Dozens of specialists work every single day to keep the seeds viable. Even with the best techniques, seeds need to be tested regularly, and regenerated and replaced when necessary, to assure they will still germinate when needed. Cassava varieties, which are kept alive as small plantlets in test tubes, need to be replaced much more frequently – all 6,600 of them.
Researchers using the latest DNA technologies explore the collection for genes that make crops stronger in the face of diseases, pests and climate change. They also find ways to make crops more nutritious and forages better for livestock, while simultaneously improving degraded farmland.
Farmers around the world receive samples from our collection, improving their fields, productivity and livelihoods. And the diets of millions of people have improved thanks to the better crops and forages we have developed along with our partners.
I’m especially proud of the biofortified beans which were created thanks to the genebank collection. They are becoming must-have health foods in parts of Kenya and Uganda, where they are key components of lightly processed and highly nutritious food for low-income families facing nutritional problems. These products, which are sourced from local fields and processed by small, local companies, are compelling examples of how a food system can begin to be “fixed.”
Future Seeds
Daniel’s achievements in collection and conservation must be built upon if we are to address the world’s needs for healthier, more sustainable food systems.
This was made clear when the United Nations, in 2015, drew up the Sustainable Development Goals. Under the umbrella of the Zero Hunger goal is Target 2.5: to conserve Earth’s agricultural genetic diversity – crops, livestock and their wild relatives, including in genebanks – by 2020.

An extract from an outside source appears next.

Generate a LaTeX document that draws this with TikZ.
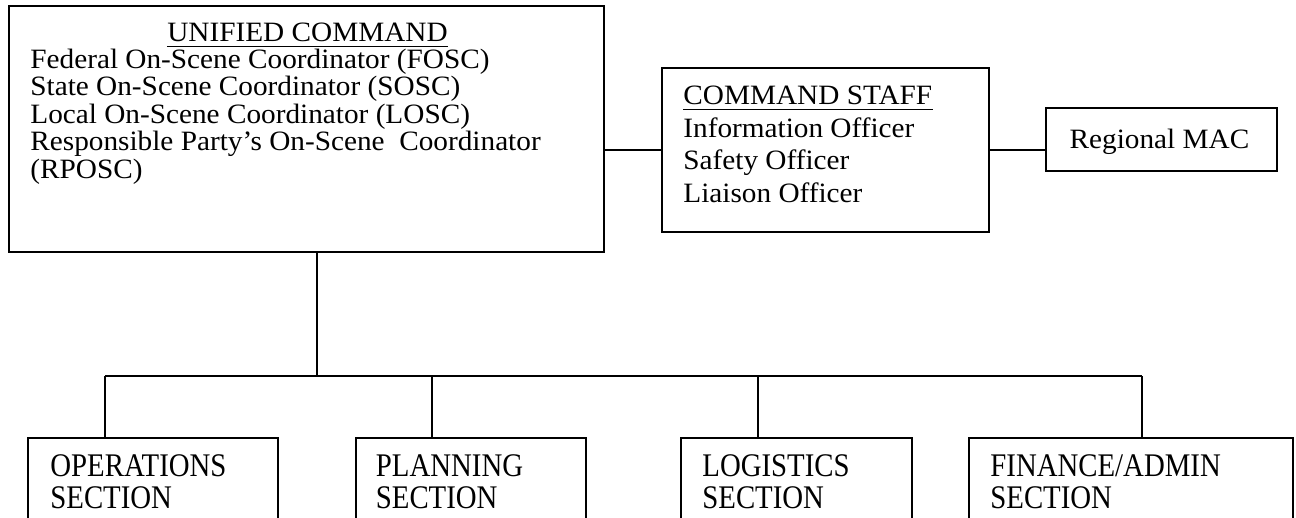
\documentclass[tikz,border=0pt]{standalone}
\usepackage{fontspec}
\setmainfont{Liberation Serif}
\newfontfamily\topf[FakeStretch=1.045]{Liberation Serif}
\newfontfamily\botf[FakeStretch=0.873]{Liberation Serif}
\begin{document}
\begin{tikzpicture}[x=0.5pt,y=-0.5pt,
  box/.style={draw,line width=0.9pt,rectangle,inner sep=0pt,outer sep=0pt},
  conn/.style={line width=0.9pt},
  toptext/.style={inner sep=0pt,anchor=base west,font=\topf\fontsize{14}{16}\selectfont},
  bottext/.style={inner sep=0pt,anchor=base west,font=\botf\fontsize{16.5}{16}\selectfont},
  uline/.style={line width=0.8pt}]
\useasboundingbox (0,0) rectangle (1296,518);
\clip (0,0) rectangle (1296,518);
% boxes
\node[box,minimum width=297.5pt,minimum height=123pt] (uc) at (306.5,129) {};
\node[box,minimum width=163.5pt,minimum height=82pt] (cs) at (825.5,150) {};
\node[box,minimum width=115.5pt,minimum height=31.5pt] (mac) at (1161.5,139.5) {};
\node[box,minimum width=125pt,minimum height=66pt] (ops) at (153,504) {};
\node[box,minimum width=115pt,minimum height=66pt] (plan) at (471,504) {};
\node[box,minimum width=115.5pt,minimum height=66pt] (log) at (796.5,504) {};
\node[box,minimum width=162pt,minimum height=66pt] (fin) at (1131,504) {};
% unified command text
\node[toptext,anchor=base] (uch) at (307.5,41.7) {UNIFIED COMMAND};
\draw[uline] ([yshift=-2.4pt]uch.base west) -- ([yshift=-2.4pt]uch.base east);
\node[toptext] (uc1) at (30,68.5) {Federal On-Scene Coordinator (FOSC)};
\node[toptext] (uc2) at (30,96) {State On-Scene Coordinator (SOSC)};
\node[toptext] (uc3) at (30,123.5) {Local On-Scene Coordinator (LOSC)};
\node[toptext] (uc4) at (30,151) {Responsible Party’s On-Scene\ \ Coordinator};
\node[toptext] (uc5) at (30,178.5) {(RPOSC)};
% command staff text
\node[toptext] (csh) at (683,105) {COMMAND STAFF};
\draw[uline] ([yshift=-2.2pt]csh.base west) -- ([yshift=-2.2pt]csh.base east);
\node[toptext] (cs1) at (683,137.5) {Information Officer};
\node[toptext] (cs2) at (683,170) {Safety Officer};
\node[toptext] (cs3) at (683,203) {Liaison Officer};
% regional MAC
\node[toptext,anchor=base] (mact) at (1159.5,148.3) {Regional MAC};
% sections
\node[bottext] (ops1) at (50,476.5) {OPERATIONS};
\node[bottext] (ops2) at (50,508.3) {SECTION};
\node[bottext] (plan1) at (375.5,476.5) {PLANNING};
\node[bottext] (plan2) at (375.5,508.3) {SECTION};
\node[bottext] (log1) at (702,476.5) {LOGISTICS};
\node[bottext] (log2) at (702,508.3) {SECTION};
\node[bottext] (fin1) at (990,476.5) {FINANCE/ADMIN};
\node[bottext] (fin2) at (990,508.3) {SECTION};
% connectors
\draw[conn] (uc.east |- cs.west) -- (cs.west);
\draw[conn] (cs.east) -- (cs.east -| mac.west);
\coordinate (bus0) at (316.7,376);
\coordinate (jops) at (105,376);
\coordinate (jplan) at (432,376);
\coordinate (jlog) at (758,376);
\coordinate (jfin) at (1142,376);
\draw[conn] (uc.south -| bus0) -- (bus0);
\draw[conn] (jops) -- (jfin);
\foreach \j/\b in {jops/ops,jplan/plan,jlog/log,jfin/fin}
  \draw[conn] (\j) -- (\j |- \b.north);
\end{tikzpicture}
\end{document}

As part of our activities to support SDG 2.5, we began construction of new genebank late last year. Once completed, Future Seeds, as we call it, will greatly increase our capacity to safeguard threatened crop varieties. It will also give our scientists the modern facility they need to study the full extent of the crops we’ve already conserved. The current facility is just not up to it anymore.

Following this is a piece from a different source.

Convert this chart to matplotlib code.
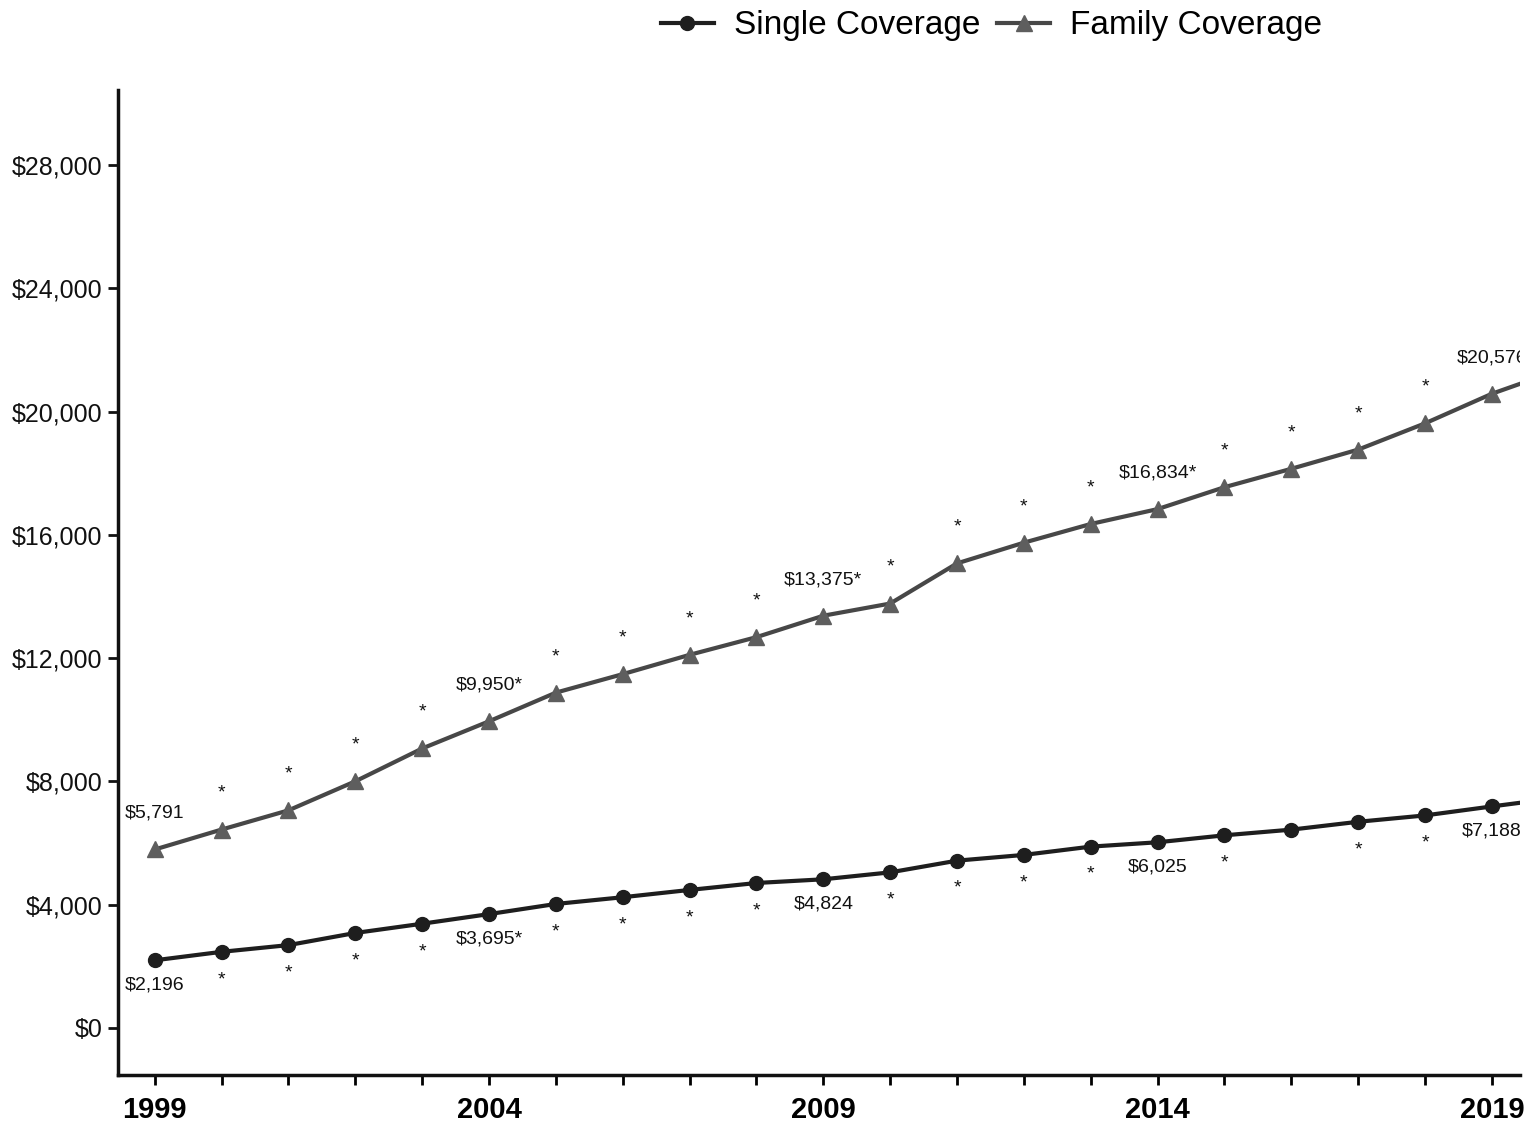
import matplotlib.pyplot as plt
from matplotlib.ticker import FuncFormatter

plt.rcParams['font.family'] = ['Liberation Sans', 'DejaVu Sans']

# data
years = list(range(1999, 2021))
single = [2196, 2471, 2689, 3083, 3383, 3695, 4024, 4242, 4479, 4704, 4824,
          5049, 5429, 5615, 5884, 6025, 6251, 6435, 6690, 6896, 7188, 7470]
family = [5791, 6438, 7061, 8003, 9068, 9950, 10880, 11480, 12106, 12680, 13375,
          13770, 15073, 15745, 16351, 16834, 17545, 18142, 18764, 19616, 20576, 21342]

single_labels = {1999: '$2,196', 2004: '$3,695*', 2009: '$4,824', 2014: '$6,025', 2019: '$7,188'}
family_labels = {1999: '$5,791', 2004: '$9,950*', 2009: '$13,375*', 2014: '$16,834*', 2019: '$20,576'}
single_stars = [2000, 2001, 2002, 2003, 2005, 2006, 2007, 2008, 2010, 2011, 2012, 2013, 2015, 2017, 2018]
family_stars = [2000, 2001, 2002, 2003, 2005, 2006, 2007, 2008, 2010, 2011, 2012, 2013, 2015, 2016, 2017, 2018]

fig = plt.figure(figsize=(15.37, 11.24), dpi=100)
ax = fig.add_axes([118 / 1537, 1 - 1075 / 1124, (1520 - 118) / 1537, (1075 - 90) / 1124])

ax.plot(years, single, color='#1e1e1e', lw=3, marker='o', ms=10, label='Single Coverage')
ax.plot(years, family, color='#474747', lw=3, marker='^', ms=11, mfc='#5e5e5e', mec='#5e5e5e',
        label='Family Coverage')

for y, txt in family_labels.items():
    v = family[years.index(y)]
    ax.annotate(txt, (y, v), xytext=(0, 26), textcoords='offset points', ha='center', va='center',
                fontsize=14, color='#111111', annotation_clip=False, clip_on=True)
for y, txt in single_labels.items():
    v = single[years.index(y)]
    ax.annotate(txt, (y, v), xytext=(0, -18), textcoords='offset points', ha='center', va='center',
                fontsize=14, color='#111111', annotation_clip=False, clip_on=True)
for y in family_stars:
    v = family[years.index(y)]
    ax.annotate('*', (y, v), xytext=(0, 26), textcoords='offset points', ha='center', va='center',
                fontsize=14, color='#111111')
for y in single_stars:
    v = single[years.index(y)]
    ax.annotate('*', (y, v), xytext=(0, -20), textcoords='offset points', ha='center', va='center',
                fontsize=14, color='#111111')

ax.set_xlim(1998.45, 2019.42)
ax.set_ylim(-1525, 30430)
ax.set_yticks(range(0, 28001, 4000))
ax.yaxis.set_major_formatter(FuncFormatter(lambda v, p: '${:,.0f}'.format(v)))
ax.set_xticks([1999, 2004, 2009, 2014, 2019])
ax.set_xticks(years[:-1], minor=True)
for lab in ax.get_xticklabels():
    lab.set_fontweight('bold')
ax.tick_params(axis='x', which='both', length=7, width=2, labelsize=21, pad=8)
ax.tick_params(axis='y', length=7, width=2, labelsize=18, pad=4, colors='#111111')

for s in ['top', 'right']:
    ax.spines[s].set_visible(False)
for s in ['left', 'bottom']:
    ax.spines[s].set_linewidth(2.5)
    ax.spines[s].set_color('#111111')

fig.legend(loc='center', bbox_to_anchor=(0.645, 0.977), ncol=2, frameon=False, fontsize=24,
           handlelength=1.6, columnspacing=0.5, handletextpad=0.6)

fig.savefig('out.png', dpi=100)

But it’s about more than just bricks and mortar. What about the next generation of Daniel Deboucks?
We want to help find and mentor them. Essential to unlocking the genetic secrets that will allow our crops to thrive – and provide nutrition to a world of up to 10 billion people in 2050 – is to find and provide training to his professional heirs. I believe that finding this next generation of scientists begins with opening our doors wider than ever before. That’s why Future Seeds will be more than just a genebank and research facility. It’s being built like few other genebanks, with glass walls and open spaces for general visitors. By bringing people closer to the building blocks of the food they eat, they may begin to better understand nutrition, share our passion for understanding what makes a food system work and even help us make it a reality.